A bill that would amend federal law and give states the autonomy to set their own marijuana policies gained a tenth cosponsor on Thursday, reported Marijuana Moment.
The bill, referred to as the STATES Act, was introduced by Senators Elizabeth Warren (D-MA) and Cory Gardner (R-CO) in June.
Signing on to the STATES Act reflects Feinstein’s continuing evolution on marijuana policy. After spending most of her political career opposing drug reform, including California’s 2016 recreational cannabis legalization initiative, Feinstein finally came out in May in support of allowing states to set their own marijuana laws. Feinstein told McClatchy news that “Federal law enforcement agents should not arrest Californians who are adhering to California law.”

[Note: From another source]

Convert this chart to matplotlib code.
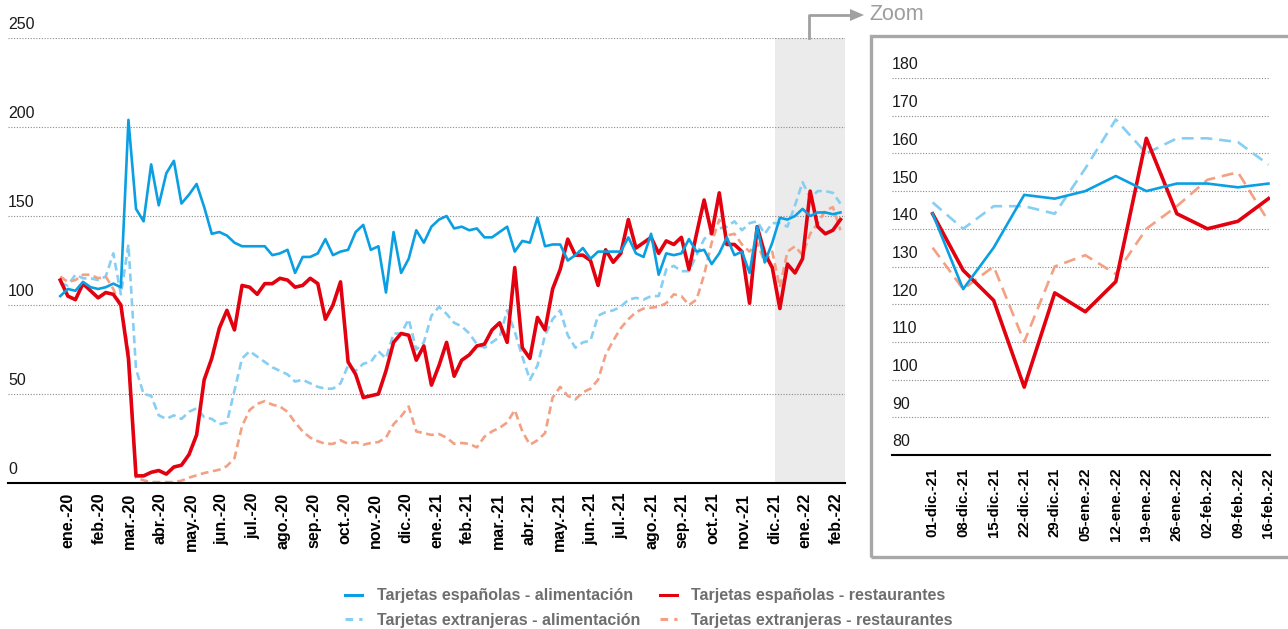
import numpy as np
import matplotlib.pyplot as plt
from matplotlib.lines import Line2D
from matplotlib.patches import Rectangle

plt.rcParams['font.family'] = ['Liberation Sans', 'DejaVu Sans']

# tick labels
meses = ['ene.-20', 'feb.-20', 'mar.-20', 'abr.-20', 'may.-20', 'jun.-20', 'jul.-20',
         'ago.-20', 'sep.-20', 'oct.-20', 'nov.-20', 'dic.-20', 'ene.-21', 'feb.-21',
         'mar.-21', 'abr.-21', 'may.-21', 'jun.-21', 'jul.-21', 'ago.-21', 'sep.-21',
         'oct.-21', 'nov.-21', 'dic.-21', 'ene.-22', 'feb.-22']
semanas_zoom = ['01-dic.-21', '08-dic.-21', '15-dic.-21', '22-dic.-21', '29-dic.-21',
                '05-ene.-22', '12-ene.-22', '19-ene.-22', '26-ene.-22', '02-feb.-22',
                '09-feb.-22', '16-feb.-22']

# weekly series
esp_alim = [105, 109, 108, 113, 110, 109, 110, 112, 110, 204,
            154, 147, 179, 156, 174, 181, 157, 162, 168, 155,
            140, 141, 139, 135, 133, 133, 133, 133, 128, 129,
            131, 118, 127, 127, 129, 137, 128, 130, 131, 141,
            145, 131, 133, 107, 141, 118, 126, 142, 135, 144,
            148, 150, 143, 144, 142, 143, 138, 138, 141, 144,
            130, 136, 135, 149, 133, 134, 134, 125, 128, 132,
            126, 130, 130, 130, 130, 138, 129, 127, 140, 117,
            129, 128, 129, 137, 130, 131, 123, 129, 138, 128,
            130, 118, 144, 124, 135, 149, 148, 150, 154, 150,
            152, 152, 151, 152]
esp_rest = [114, 105, 103, 112, 108, 104, 107, 106, 100, 70,
            4, 4, 6, 7, 5, 9, 10, 16, 27, 58,
            70, 87, 97, 86, 111, 110, 106, 112, 112, 115,
            114, 110, 111, 115, 112, 92, 100, 113, 68, 61,
            48, 49, 50, 63, 79, 84, 83, 69, 77, 55,
            66, 79, 60, 69, 72, 77, 78, 86, 90, 79,
            121, 76, 70, 93, 86, 109, 120, 137, 128, 128,
            125, 111, 131, 124, 129, 148, 132, 135, 138, 129,
            136, 134, 138, 120, 140, 159, 140, 163, 134, 134,
            130, 101, 144, 129, 121, 98, 123, 118, 126, 164,
            144, 140, 142, 148]
ext_alim = [112, 111, 117, 115, 115, 114, 116, 129, 106, 134,
            64, 50, 49, 38, 36, 38, 36, 40, 42, 37,
            36, 33, 34, 52, 70, 74, 71, 68, 65, 63,
            61, 57, 58, 56, 54, 53, 53, 56, 66, 63,
            67, 68, 74, 70, 84, 84, 92, 75, 79, 94,
            99, 95, 90, 88, 84, 78, 76, 79, 82, 97,
            85, 71, 58, 66, 83, 92, 97, 83, 76, 79,
            80, 94, 96, 97, 99, 103, 104, 103, 105, 105,
            120, 122, 119, 119, 128, 137, 141, 143, 144, 147,
            142, 146, 147, 140, 146, 146, 144, 156, 169, 160,
            164, 164, 163, 157]
ext_rest = [116, 113, 114, 117, 117, 115, 116, 109, 99, 74,
            3, 1.5, 0.5, 0.5, 0.5, 0.5, 1.3, 3, 4.3, 5.6,
            6.5, 7.5, 9.5, 14, 32, 41, 44.5, 46, 44, 43,
            40, 34, 29, 25.5, 23.5, 22, 22, 24, 22, 23,
            21.5, 22.5, 23, 25.5, 33, 37.5, 43, 29, 28, 27,
            27.5, 25.5, 22, 22.5, 22, 20, 26, 29, 31, 34,
            41, 29, 21.5, 24, 28, 48, 54, 49, 47, 51,
            53, 58, 72, 80, 87, 92, 96, 98, 98.5, 99,
            101, 106, 105, 100, 103, 117, 135, 148, 139, 140,
            134, 130, 135, 124, 130, 110, 130, 133, 128, 140,
            146, 153, 155, 142]

azul = '#0a9fe2'
rojo = '#e3000f'
azul_claro = '#86cef3'
salmon = '#f3a083'

W, H = 1288, 629
fig = plt.figure(figsize=(W / 100, H / 100), dpi=100)


def caja(x0, y0, x1, y1):
    return [x0 / W, 1 - y1 / H, (x1 - x0) / W, (y1 - y0) / H]


def dibujar(ax, x, a, b, c, d, dash):
    ax.plot(x, c, color=azul_claro, lw=1.9, ls=(0, dash), zorder=3)
    ax.plot(x, d, color=salmon, lw=1.9, ls=(0, dash), zorder=3)
    ax.plot(x, b, color=rojo, lw=2.6, zorder=4)
    ax.plot(x, a, color=azul, lw=1.9, zorder=5)


def estilo(ax, ticks):
    for s in ['top', 'right', 'left']:
        ax.spines[s].set_visible(False)
    ax.spines['bottom'].set_color('black')
    ax.spines['bottom'].set_linewidth(1.5)
    ax.spines['bottom'].set_zorder(6)
    ax.set_yticks(ticks)
    ax.set_yticklabels([])
    ax.tick_params(axis='y', length=0)
    ax.grid(axis='y', ls=(0, (1, 1.5)), color='#8a8a8a', lw=0.8)
    ax.set_axisbelow(True)
    for v in ticks:
        ax.annotate(str(v), xy=(0, v), xycoords=('axes fraction', 'data'),
                    xytext=(0, 4), textcoords='offset points',
                    ha='left', va='bottom', fontsize=11.5, color='#1a1a1a')


# main chart
ax = fig.add_axes(caja(8, 38, 845, 483))
x = np.arange(len(esp_alim))
ax.axvspan(94.3, 103.6, color='#ebebeb', lw=0, zorder=0)
dibujar(ax, x, esp_alim, esp_rest, ext_alim, ext_rest, (3, 1.7))
ax.set_xlim(-6.9, 103.6)
ax.set_ylim(0, 250)
estilo(ax, [0, 50, 100, 150, 200, 250])
ax.set_xticks(np.linspace(1.06, 102.4, len(meses)))
ax.set_xticklabels(meses, rotation=90, fontweight='bold', fontsize=11.5)
ax.tick_params(axis='x', length=0, pad=7)

# zoom chart
az = fig.add_axes(caja(892, 78, 1270, 455))
xz = np.arange(len(semanas_zoom))
n = len(semanas_zoom)
dibujar(az, xz, esp_alim[-n:], esp_rest[-n:], ext_alim[-n:], ext_rest[-n:], (4.5, 2.6))
az.set_xlim(-1.33, 11.05)
az.set_ylim(80, 180)
estilo(az, [80, 90, 100, 110, 120, 130, 140, 150, 160, 170, 180])
az.set_xticks(xz)
az.set_xticklabels(semanas_zoom, rotation=90, fontweight='bold', fontsize=10.8)
az.tick_params(axis='x', length=0, pad=9)

# frame and arrow
gris = '#a0a0a0'
fig.add_artist(Rectangle((871 / W, 1 - 557 / H), (1320 - 871) / W, (557 - 36) / H,
                         transform=fig.transFigure, fill=False, ec='#a8a8a8', lw=2.4))
fig.add_artist(Line2D([809 / W, 809 / W, 852 / W], [1 - 38 / H, 1 - 15 / H, 1 - 15 / H],
                      transform=fig.transFigure, color=gris, lw=2))
fig.add_artist(plt.Polygon([[850 / W, 1 - 9 / H], [864 / W, 1 - 15 / H], [850 / W, 1 - 21 / H]],
                           closed=True, transform=fig.transFigure, color=gris, lw=0))
fig.text(869 / W, 1 - 15 / H, 'Zoom', color='#9d9d9d', fontsize=15.5, ha='left', va='center')

# legend
handles = [Line2D([], [], color=azul, lw=2.2),
           Line2D([], [], color=azul_claro, lw=2.2, ls=(0, (2.5, 2))),
           Line2D([], [], color=rojo, lw=2.2),
           Line2D([], [], color=salmon, lw=2.2, ls=(0, (2.5, 2)))]
labels = ['Tarjetas españolas - alimentación', 'Tarjetas extranjeras - alimentación',
          'Tarjetas españolas - restaurantes', 'Tarjetas extranjeras - restaurantes']
fig.legend(handles, labels, ncol=2, loc='center', bbox_to_anchor=(649 / W, 1 - 608 / H),
           frameon=False, prop={'weight': 'bold', 'size': 11.5}, labelcolor='#6e6e6e',
           handlelength=1.05, handletextpad=0.9, columnspacing=1.25, labelspacing=0.6)

fig.savefig('out.png', dpi=100)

Now it appears that, upon review, the STATES Act has become attractive to Feinstein as she joined a bipartisan group of congressional supporters of it.
Skeptics have questioned Feinstein’s motives for dropping her opposition to cannabis reform. Some have suggested that pressure from her progressive reelection challenger, State Sen. Kevin de Leon (D), encouraged the policy shift.
As the country heads into hotly contested midterms, many democrats are facing off against a more liberal wing of the party and are being pushed to accept progressive changes, such as cannabis legalization and reasonable drug policy reform.
One of the more obvious and high profile examples of this political phenomenon occurred in the lead up to New York’s democratic gubernatorial race between incumbent Andrew Cuomo and Cynthia Nixon, when Nixon’s pro-marijuana stance pushed the governor to publicly accept cannabis legalization.
Nixon's presence in the New York campaign created the so-called CynthiaEffect, clearly shifting the Democratic party towards more progressive policies.